Abstract
A qualitative scenario analysis of demand-driven curriculum on agricultural extension in Nigeria was performed among farmers, extension agents, input dealers, NGOs, alumni and potential students, ministry of agriculture, agricultural cooperatives, and lecturers from Universities and Colleges of Agriculture. The model of scenario analysis applied involved scenario scope, key drivers, outcomes, scenario construction, and expert consultation.
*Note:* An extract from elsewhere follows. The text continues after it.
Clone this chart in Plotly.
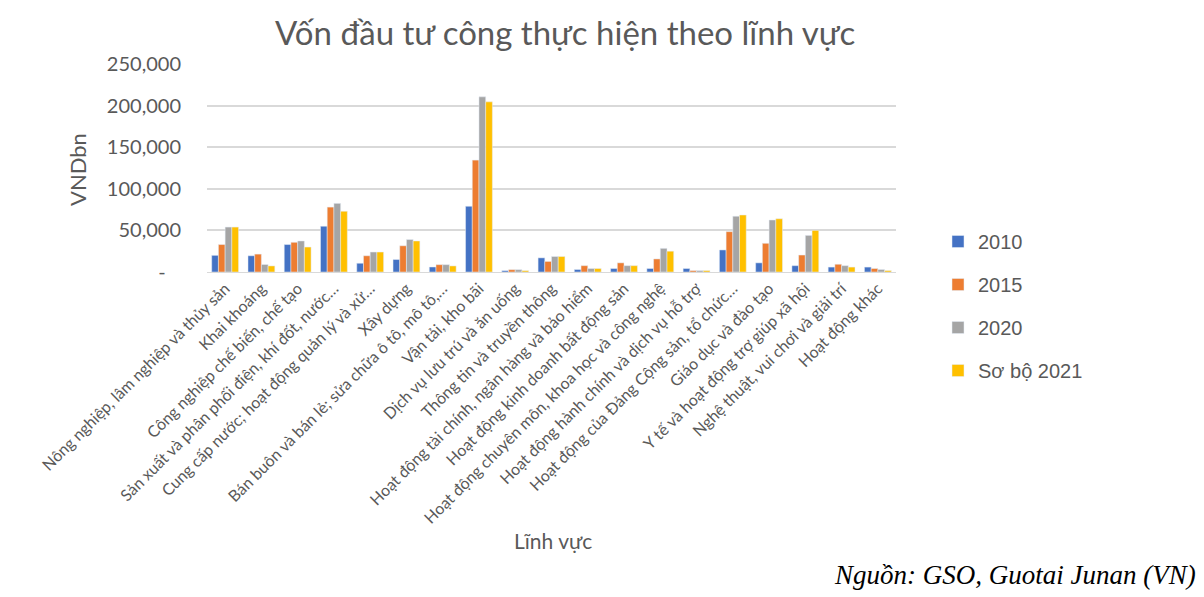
import plotly.graph_objects as go

# Lĩnh vực (19), giá trị VND tỷ
categories = [
    "Nông nghiệp, lâm nghiệp và thủy sản",
    "Khai khoáng",
    "Công nghiệp chế biến, chế tạo",
    "Sản xuất và phân phối điện, khí đốt, nước…",
    "Cung cấp nước; hoạt động quản lý và xử…",
    "Xây dựng",
    "Bán buôn và bán lẻ; sửa chữa ô tô, mô tô,…",
    "Vận tải, kho bãi",
    "Dịch vụ lưu trú và ăn uống",
    "Thông tin và truyền thông",
    "Hoạt động tài chính, ngân hàng và bảo hiểm",
    "Hoạt động kinh doanh bất động sản",
    "Hoạt động chuyên môn, khoa học và công nghệ",
    "Hoạt động hành chính và dịch vụ hỗ trợ",
    "Hoạt động của Đảng Cộng sản, tổ chức…",
    "Giáo dục và đào tạo",
    "Y tế và hoạt động trợ giúp xã hội",
    "Nghệ thuật, vui chơi và giải trí",
    "Hoạt động khác",
]

v2010 = [20000, 19500, 33000, 55000, 10500, 15000, 6000, 79000, 1600, 17000,
         3000, 4200, 4200, 4200, 26500, 11000, 7600, 5900, 5900]
v2015 = [33000, 21500, 35700, 78000, 19500, 31500, 8800, 134500, 2800, 12700,
         7600, 11000, 15700, 1700, 48500, 34500, 20400, 9300, 4200]
v2020 = [54000, 9000, 37300, 82500, 24000, 39000, 8800, 210500, 2800, 18600,
         4200, 7600, 28400, 1700, 67000, 62500, 44000, 7600, 3000]
v2021 = [54000, 7300, 30000, 73000, 24000, 37300, 7300, 204500, 1600, 18600,
         4200, 7600, 25000, 1700, 68500, 64000, 50000, 5900, 1700]

series = [
    ("2010", v2010, "#4472C4"),
    ("2015", v2015, "#ED7D31"),
    ("2020", v2020, "#A5A5A5"),
    ("Sơ bộ 2021", v2021, "#FFC000"),
]

y_ticks = [0, 50000, 100000, 150000, 200000, 250000]
y_ticktext = ["-\u00a0\u00a0\u00a0", "50,000", "100,000", "150,000", "200,000", "250,000"]

# page body adds an 8px offset, so the plot box is placed 8px up/left
L, R, T, B = 199, 888, 56, 264
W, H = R - L, B - T


def px(x, y):
    return (x - 8 - L) / W, (B - (y - 8)) / H


fig = go.Figure()
for name, vals, col in series:
    fig.add_trace(go.Bar(x=categories, y=vals, name=name, marker_color=col,
                         legendgroup=name))

grey = "#595959"
lx, ly = px(938, 222)
fig.update_layout(
    width=1204, height=597,
    margin=dict(l=L, r=1204 - R, t=T, b=597 - B, autoexpand=False),
    paper_bgcolor="white", plot_bgcolor="white",
    barmode="group", bargap=0.26, bargroupgap=0,
    font=dict(family="Lato", color=grey),
    legend=dict(x=lx, xanchor="left", y=ly, yanchor="top",
                font=dict(size=20, color=grey, family="Liberation Sans"),
                tracegroupgap=14, bgcolor="rgba(0,0,0,0)"),
    showlegend=True,
)
fig.update_xaxes(
    tickangle=-45, tickfont=dict(size=16, color=grey),
    showline=True, linecolor="#D9D9D9", linewidth=1,
    showgrid=False, ticks="", automargin=False,
)
fig.update_yaxes(
    range=[0, 250000], tickvals=y_ticks, ticktext=y_ticktext,
    tickfont=dict(size=20, color=grey),
    showgrid=True, gridcolor="#D9D9D9", gridwidth=1.5,
    zeroline=False, ticks="", ticklabelstandoff=25, automargin=False,
)

tx, ty = px(565, 32)
fig.add_annotation(text="Vốn đầu tư công thực hiện theo lĩnh vực",
                   xref="paper", yref="paper", x=tx, y=ty, showarrow=False,
                   xanchor="center", yanchor="middle",
                   font=dict(size=33, color=grey, family="Lato"))
vx, vy = px(77, 170)
fig.add_annotation(text="VNDbn", xref="paper", yref="paper", x=vx, y=vy,
                   showarrow=False, textangle=-90, xanchor="center", yanchor="middle",
                   font=dict(size=22, color=grey, family="Lato"))
hx, hy = px(553, 540)
fig.add_annotation(text="Lĩnh vực", xref="paper", yref="paper", x=hx, y=hy,
                   showarrow=False, xanchor="center", yanchor="middle",
                   font=dict(size=21, color=grey, family="Lato"))
sx, sy = px(1198, 575)
fig.add_annotation(
    text="<i>Nguồn: GSO, Guotai Junan (VN)</i>", xref="paper", yref="paper",
    x=sx, xanchor="right", y=sy, yanchor="middle", showarrow=False,
    font=dict(family="Liberation Serif", size=27, color="black"),
)

fig.write_html("out.html")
The findings highlight that the key drivers and outcomes are high and low pool of school leavers for enrolment in the SAFE program, Demand Driven Curriculum (SDDC), Supervised Enterprise Project (SEP), Enterprise Centre (EC) and any forms of combination as elements of components of the SAFE program that universities are willing to adopt into the training curriculum; mid-career trainees alone, high school graduates alone, high school graduates and mid-career trainees the same class, the same curriculum different classes and high school graduates and mid-career trainees in different classes as forms of adaptation of the SAFE program and blended learning, distance learning, online platform, face to face, block teaching, weekend courses, summer programs as modes of delivery. The paper concludes the training should be packaged for the benefits of actors along the agricultural extension value-chain by establishing different forms of changes and scenarios.
Key words: training, learning, scenario-analysis, curriculum, agriculture.